→ Exercise directions:
Restate the data below word for word. Skip any images it contains.

** start of Dataset content **

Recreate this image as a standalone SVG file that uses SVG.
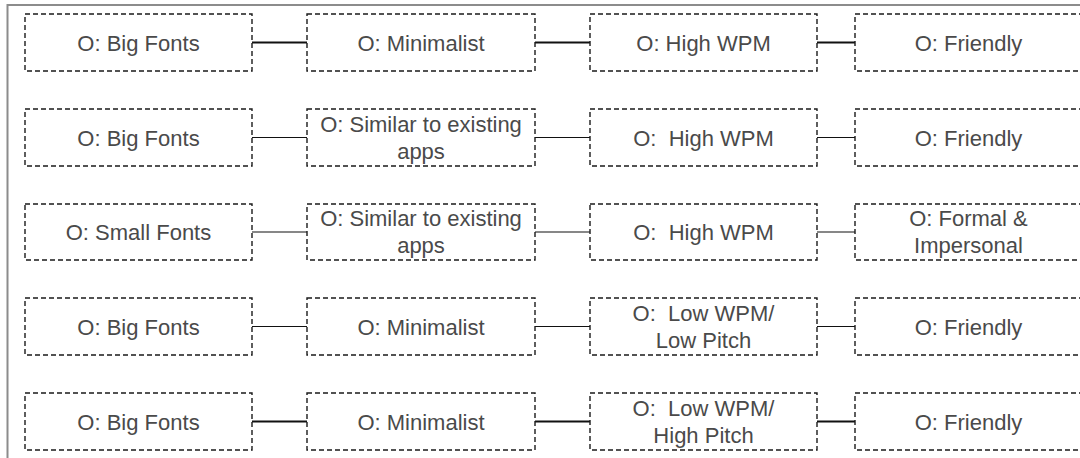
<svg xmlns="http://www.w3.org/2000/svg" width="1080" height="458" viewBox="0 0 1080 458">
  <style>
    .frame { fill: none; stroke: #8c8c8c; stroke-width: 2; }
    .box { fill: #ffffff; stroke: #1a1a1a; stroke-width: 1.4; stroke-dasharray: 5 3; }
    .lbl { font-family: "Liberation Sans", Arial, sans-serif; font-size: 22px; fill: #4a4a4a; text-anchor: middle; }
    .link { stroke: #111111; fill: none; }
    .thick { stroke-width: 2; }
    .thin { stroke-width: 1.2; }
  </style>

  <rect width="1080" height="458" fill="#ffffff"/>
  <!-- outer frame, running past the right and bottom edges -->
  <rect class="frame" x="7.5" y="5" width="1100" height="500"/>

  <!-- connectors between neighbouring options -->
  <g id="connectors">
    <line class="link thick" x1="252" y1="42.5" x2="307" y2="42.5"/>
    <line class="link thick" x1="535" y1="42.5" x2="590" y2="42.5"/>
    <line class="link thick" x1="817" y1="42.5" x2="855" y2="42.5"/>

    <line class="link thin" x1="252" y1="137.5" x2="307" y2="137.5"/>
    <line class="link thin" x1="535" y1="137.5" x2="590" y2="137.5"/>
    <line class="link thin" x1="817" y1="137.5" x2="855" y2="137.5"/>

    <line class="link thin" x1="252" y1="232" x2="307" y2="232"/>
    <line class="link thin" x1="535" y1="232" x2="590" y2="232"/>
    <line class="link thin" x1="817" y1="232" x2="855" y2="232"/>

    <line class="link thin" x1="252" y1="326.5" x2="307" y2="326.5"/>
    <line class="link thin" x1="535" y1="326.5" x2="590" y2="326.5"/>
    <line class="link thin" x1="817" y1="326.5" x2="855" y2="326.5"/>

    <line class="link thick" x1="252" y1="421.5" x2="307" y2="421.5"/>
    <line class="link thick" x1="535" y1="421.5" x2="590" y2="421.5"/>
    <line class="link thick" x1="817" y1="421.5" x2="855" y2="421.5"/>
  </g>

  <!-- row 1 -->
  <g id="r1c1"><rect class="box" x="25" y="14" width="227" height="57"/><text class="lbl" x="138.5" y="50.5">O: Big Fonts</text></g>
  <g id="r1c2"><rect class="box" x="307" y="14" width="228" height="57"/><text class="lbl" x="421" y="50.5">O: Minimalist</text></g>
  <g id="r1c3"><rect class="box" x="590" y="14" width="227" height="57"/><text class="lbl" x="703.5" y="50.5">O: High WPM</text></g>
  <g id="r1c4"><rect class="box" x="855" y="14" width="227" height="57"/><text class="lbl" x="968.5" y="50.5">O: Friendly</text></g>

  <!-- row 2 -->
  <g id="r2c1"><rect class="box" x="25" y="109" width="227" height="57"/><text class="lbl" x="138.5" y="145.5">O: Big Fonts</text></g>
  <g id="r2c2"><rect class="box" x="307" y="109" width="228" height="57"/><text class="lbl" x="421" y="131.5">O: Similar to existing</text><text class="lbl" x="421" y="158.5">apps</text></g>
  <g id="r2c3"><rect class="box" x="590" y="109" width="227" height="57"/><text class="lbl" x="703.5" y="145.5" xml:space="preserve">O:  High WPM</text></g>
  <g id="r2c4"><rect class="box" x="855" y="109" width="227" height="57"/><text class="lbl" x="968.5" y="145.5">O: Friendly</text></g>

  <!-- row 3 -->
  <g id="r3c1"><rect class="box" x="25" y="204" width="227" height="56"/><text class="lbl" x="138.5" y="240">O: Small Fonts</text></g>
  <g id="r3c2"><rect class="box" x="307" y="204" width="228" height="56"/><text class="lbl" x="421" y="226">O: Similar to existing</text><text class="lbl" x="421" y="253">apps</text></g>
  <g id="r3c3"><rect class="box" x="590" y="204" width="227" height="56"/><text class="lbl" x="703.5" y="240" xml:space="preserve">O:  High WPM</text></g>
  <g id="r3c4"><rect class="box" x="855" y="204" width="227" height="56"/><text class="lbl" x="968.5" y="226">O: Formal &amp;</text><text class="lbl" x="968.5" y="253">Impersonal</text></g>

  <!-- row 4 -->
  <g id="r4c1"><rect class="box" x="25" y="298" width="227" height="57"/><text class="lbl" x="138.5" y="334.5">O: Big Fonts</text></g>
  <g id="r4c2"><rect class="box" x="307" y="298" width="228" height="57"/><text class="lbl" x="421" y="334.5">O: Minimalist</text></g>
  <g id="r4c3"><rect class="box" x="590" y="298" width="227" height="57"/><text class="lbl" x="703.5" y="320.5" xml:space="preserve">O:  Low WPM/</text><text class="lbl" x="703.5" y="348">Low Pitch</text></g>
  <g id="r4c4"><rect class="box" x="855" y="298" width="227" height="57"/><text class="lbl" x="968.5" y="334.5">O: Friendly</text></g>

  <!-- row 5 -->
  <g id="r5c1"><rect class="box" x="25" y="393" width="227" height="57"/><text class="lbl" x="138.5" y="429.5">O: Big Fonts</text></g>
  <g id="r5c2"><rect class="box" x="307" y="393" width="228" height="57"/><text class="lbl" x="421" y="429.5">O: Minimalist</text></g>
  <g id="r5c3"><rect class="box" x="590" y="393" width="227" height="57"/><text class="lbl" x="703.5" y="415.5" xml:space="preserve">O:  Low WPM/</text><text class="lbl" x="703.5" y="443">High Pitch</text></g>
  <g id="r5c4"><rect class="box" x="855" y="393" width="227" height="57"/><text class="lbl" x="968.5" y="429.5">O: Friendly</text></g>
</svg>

** end of Dataset content **

→ Completed exercise:
Recreate this image as a standalone SVG file that uses SVG.
<svg xmlns="http://www.w3.org/2000/svg" width="1080" height="458" viewBox="0 0 1080 458">
  <style>
    .frame { fill: none; stroke: #8c8c8c; stroke-width: 2; }
    .box { fill: #ffffff; stroke: #1a1a1a; stroke-width: 1.4; stroke-dasharray: 5 3; }
    .lbl { font-family: "Liberation Sans", Arial, sans-serif; font-size: 22px; fill: #4a4a4a; text-anchor: middle; }
    .link { stroke: #111111; fill: none; }
    .thick { stroke-width: 2; }
    .thin { stroke-width: 1.2; }
  </style>

  <rect width="1080" height="458" fill="#ffffff"/>
  <!-- outer frame, running past the right and bottom edges -->
  <rect class="frame" x="7.5" y="5" width="1100" height="500"/>

  <!-- connectors between neighbouring options -->
  <g id="connectors">
    <line class="link thick" x1="252" y1="42.5" x2="307" y2="42.5"/>
    <line class="link thick" x1="535" y1="42.5" x2="590" y2="42.5"/>
    <line class="link thick" x1="817" y1="42.5" x2="855" y2="42.5"/>

    <line class="link thin" x1="252" y1="137.5" x2="307" y2="137.5"/>
    <line class="link thin" x1="535" y1="137.5" x2="590" y2="137.5"/>
    <line class="link thin" x1="817" y1="137.5" x2="855" y2="137.5"/>

    <line class="link thin" x1="252" y1="232" x2="307" y2="232"/>
    <line class="link thin" x1="535" y1="232" x2="590" y2="232"/>
    <line class="link thin" x1="817" y1="232" x2="855" y2="232"/>

    <line class="link thin" x1="252" y1="326.5" x2="307" y2="326.5"/>
    <line class="link thin" x1="535" y1="326.5" x2="590" y2="326.5"/>
    <line class="link thin" x1="817" y1="326.5" x2="855" y2="326.5"/>

    <line class="link thick" x1="252" y1="421.5" x2="307" y2="421.5"/>
    <line class="link thick" x1="535" y1="421.5" x2="590" y2="421.5"/>
    <line class="link thick" x1="817" y1="421.5" x2="855" y2="421.5"/>
  </g>

  <!-- row 1 -->
  <g id="r1c1"><rect class="box" x="25" y="14" width="227" height="57"/><text class="lbl" x="138.5" y="50.5">O: Big Fonts</text></g>
  <g id="r1c2"><rect class="box" x="307" y="14" width="228" height="57"/><text class="lbl" x="421" y="50.5">O: Minimalist</text></g>
  <g id="r1c3"><rect class="box" x="590" y="14" width="227" height="57"/><text class="lbl" x="703.5" y="50.5">O: High WPM</text></g>
  <g id="r1c4"><rect class="box" x="855" y="14" width="227" height="57"/><text class="lbl" x="968.5" y="50.5">O: Friendly</text></g>

  <!-- row 2 -->
  <g id="r2c1"><rect class="box" x="25" y="109" width="227" height="57"/><text class="lbl" x="138.5" y="145.5">O: Big Fonts</text></g>
  <g id="r2c2"><rect class="box" x="307" y="109" width="228" height="57"/><text class="lbl" x="421" y="131.5">O: Similar to existing</text><text class="lbl" x="421" y="158.5">apps</text></g>
  <g id="r2c3"><rect class="box" x="590" y="109" width="227" height="57"/><text class="lbl" x="703.5" y="145.5" xml:space="preserve">O:  High WPM</text></g>
  <g id="r2c4"><rect class="box" x="855" y="109" width="227" height="57"/><text class="lbl" x="968.5" y="145.5">O: Friendly</text></g>

  <!-- row 3 -->
  <g id="r3c1"><rect class="box" x="25" y="204" width="227" height="56"/><text class="lbl" x="138.5" y="240">O: Small Fonts</text></g>
  <g id="r3c2"><rect class="box" x="307" y="204" width="228" height="56"/><text class="lbl" x="421" y="226">O: Similar to existing</text><text class="lbl" x="421" y="253">apps</text></g>
  <g id="r3c3"><rect class="box" x="590" y="204" width="227" height="56"/><text class="lbl" x="703.5" y="240" xml:space="preserve">O:  High WPM</text></g>
  <g id="r3c4"><rect class="box" x="855" y="204" width="227" height="56"/><text class="lbl" x="968.5" y="226">O: Formal &amp;</text><text class="lbl" x="968.5" y="253">Impersonal</text></g>

  <!-- row 4 -->
  <g id="r4c1"><rect class="box" x="25" y="298" width="227" height="57"/><text class="lbl" x="138.5" y="334.5">O: Big Fonts</text></g>
  <g id="r4c2"><rect class="box" x="307" y="298" width="228" height="57"/><text class="lbl" x="421" y="334.5">O: Minimalist</text></g>
  <g id="r4c3"><rect class="box" x="590" y="298" width="227" height="57"/><text class="lbl" x="703.5" y="320.5" xml:space="preserve">O:  Low WPM/</text><text class="lbl" x="703.5" y="348">Low Pitch</text></g>
  <g id="r4c4"><rect class="box" x="855" y="298" width="227" height="57"/><text class="lbl" x="968.5" y="334.5">O: Friendly</text></g>

  <!-- row 5 -->
  <g id="r5c1"><rect class="box" x="25" y="393" width="227" height="57"/><text class="lbl" x="138.5" y="429.5">O: Big Fonts</text></g>
  <g id="r5c2"><rect class="box" x="307" y="393" width="228" height="57"/><text class="lbl" x="421" y="429.5">O: Minimalist</text></g>
  <g id="r5c3"><rect class="box" x="590" y="393" width="227" height="57"/><text class="lbl" x="703.5" y="415.5" xml:space="preserve">O:  Low WPM/</text><text class="lbl" x="703.5" y="443">High Pitch</text></g>
  <g id="r5c4"><rect class="box" x="855" y="393" width="227" height="57"/><text class="lbl" x="968.5" y="429.5">O: Friendly</text></g>
</svg>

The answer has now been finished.